SOURCE DATA —

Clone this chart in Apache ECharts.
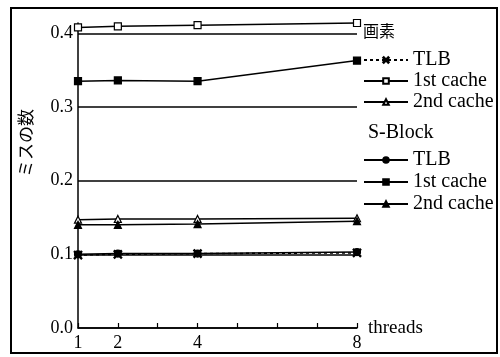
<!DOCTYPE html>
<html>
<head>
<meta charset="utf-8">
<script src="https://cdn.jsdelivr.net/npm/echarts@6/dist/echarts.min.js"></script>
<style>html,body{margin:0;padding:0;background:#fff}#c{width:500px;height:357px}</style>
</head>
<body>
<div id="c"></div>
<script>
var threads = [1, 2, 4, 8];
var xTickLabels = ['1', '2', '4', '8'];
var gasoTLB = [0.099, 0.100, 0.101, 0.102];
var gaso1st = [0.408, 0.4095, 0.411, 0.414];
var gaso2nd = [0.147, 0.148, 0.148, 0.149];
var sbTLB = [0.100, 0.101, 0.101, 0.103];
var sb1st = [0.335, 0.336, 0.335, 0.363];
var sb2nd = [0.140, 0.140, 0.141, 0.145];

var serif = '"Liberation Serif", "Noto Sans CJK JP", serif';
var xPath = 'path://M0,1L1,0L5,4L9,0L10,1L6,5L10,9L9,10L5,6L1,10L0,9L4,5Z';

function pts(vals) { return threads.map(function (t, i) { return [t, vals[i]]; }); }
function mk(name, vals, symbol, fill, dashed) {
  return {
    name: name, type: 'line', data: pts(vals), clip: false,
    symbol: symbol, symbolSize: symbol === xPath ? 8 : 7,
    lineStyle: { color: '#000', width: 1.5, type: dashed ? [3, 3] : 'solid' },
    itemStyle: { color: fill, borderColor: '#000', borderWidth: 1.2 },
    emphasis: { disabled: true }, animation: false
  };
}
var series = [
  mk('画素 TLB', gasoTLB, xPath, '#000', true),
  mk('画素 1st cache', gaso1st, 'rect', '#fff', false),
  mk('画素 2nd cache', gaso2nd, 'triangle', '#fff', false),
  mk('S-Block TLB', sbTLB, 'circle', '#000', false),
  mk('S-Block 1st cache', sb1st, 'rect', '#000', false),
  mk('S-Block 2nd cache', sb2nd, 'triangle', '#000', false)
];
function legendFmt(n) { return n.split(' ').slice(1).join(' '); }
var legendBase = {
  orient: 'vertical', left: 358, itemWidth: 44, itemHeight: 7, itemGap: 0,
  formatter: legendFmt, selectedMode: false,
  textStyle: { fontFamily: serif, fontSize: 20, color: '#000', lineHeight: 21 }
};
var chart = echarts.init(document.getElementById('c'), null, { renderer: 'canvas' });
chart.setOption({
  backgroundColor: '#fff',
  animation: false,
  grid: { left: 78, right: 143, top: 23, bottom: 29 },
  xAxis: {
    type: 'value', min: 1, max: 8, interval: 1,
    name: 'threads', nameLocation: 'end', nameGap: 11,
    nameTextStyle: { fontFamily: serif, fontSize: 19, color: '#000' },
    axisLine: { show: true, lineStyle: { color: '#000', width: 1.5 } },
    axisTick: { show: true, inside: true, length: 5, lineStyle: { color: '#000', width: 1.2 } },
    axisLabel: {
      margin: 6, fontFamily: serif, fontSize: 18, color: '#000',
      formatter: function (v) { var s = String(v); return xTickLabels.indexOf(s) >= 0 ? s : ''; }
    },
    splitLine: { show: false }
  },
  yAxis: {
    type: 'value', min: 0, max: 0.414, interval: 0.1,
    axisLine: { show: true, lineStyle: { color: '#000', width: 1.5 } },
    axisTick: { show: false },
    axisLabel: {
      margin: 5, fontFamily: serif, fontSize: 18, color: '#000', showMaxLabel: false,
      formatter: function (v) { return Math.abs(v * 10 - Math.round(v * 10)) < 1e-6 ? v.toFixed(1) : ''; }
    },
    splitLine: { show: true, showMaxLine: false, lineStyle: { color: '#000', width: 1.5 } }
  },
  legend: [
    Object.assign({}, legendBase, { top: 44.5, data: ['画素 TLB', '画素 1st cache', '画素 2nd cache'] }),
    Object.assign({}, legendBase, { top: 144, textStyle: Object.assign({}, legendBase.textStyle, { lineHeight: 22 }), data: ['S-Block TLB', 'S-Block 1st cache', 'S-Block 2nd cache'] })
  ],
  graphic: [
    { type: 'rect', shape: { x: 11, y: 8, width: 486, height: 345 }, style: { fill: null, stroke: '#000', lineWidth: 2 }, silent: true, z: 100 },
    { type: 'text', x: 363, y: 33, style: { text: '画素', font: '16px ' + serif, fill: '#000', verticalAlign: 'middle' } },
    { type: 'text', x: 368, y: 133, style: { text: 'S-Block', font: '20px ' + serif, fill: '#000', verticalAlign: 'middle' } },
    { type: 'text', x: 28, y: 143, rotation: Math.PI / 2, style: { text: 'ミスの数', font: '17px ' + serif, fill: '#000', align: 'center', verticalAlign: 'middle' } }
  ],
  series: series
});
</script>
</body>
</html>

TO BE DONE — From the first line of the listing above, repeat every line through the one holding "var sb2nd = [0.140, 0.140, 0.141, 0.145];". Both ends count, and pictures stay out.

CORRECT RESPONSE —
Clone this chart in Apache ECharts.
<!DOCTYPE html>
<html>
<head>
<meta charset="utf-8">
<script src="https://cdn.jsdelivr.net/npm/echarts@6/dist/echarts.min.js"></script>
<style>html,body{margin:0;padding:0;background:#fff}#c{width:500px;height:357px}</style>
</head>
<body>
<div id="c"></div>
<script>
var threads = [1, 2, 4, 8];
var xTickLabels = ['1', '2', '4', '8'];
var gasoTLB = [0.099, 0.100, 0.101, 0.102];
var gaso1st = [0.408, 0.4095, 0.411, 0.414];
var gaso2nd = [0.147, 0.148, 0.148, 0.149];
var sbTLB = [0.100, 0.101, 0.101, 0.103];
var sb1st = [0.335, 0.336, 0.335, 0.363];
var sb2nd = [0.140, 0.140, 0.141, 0.145];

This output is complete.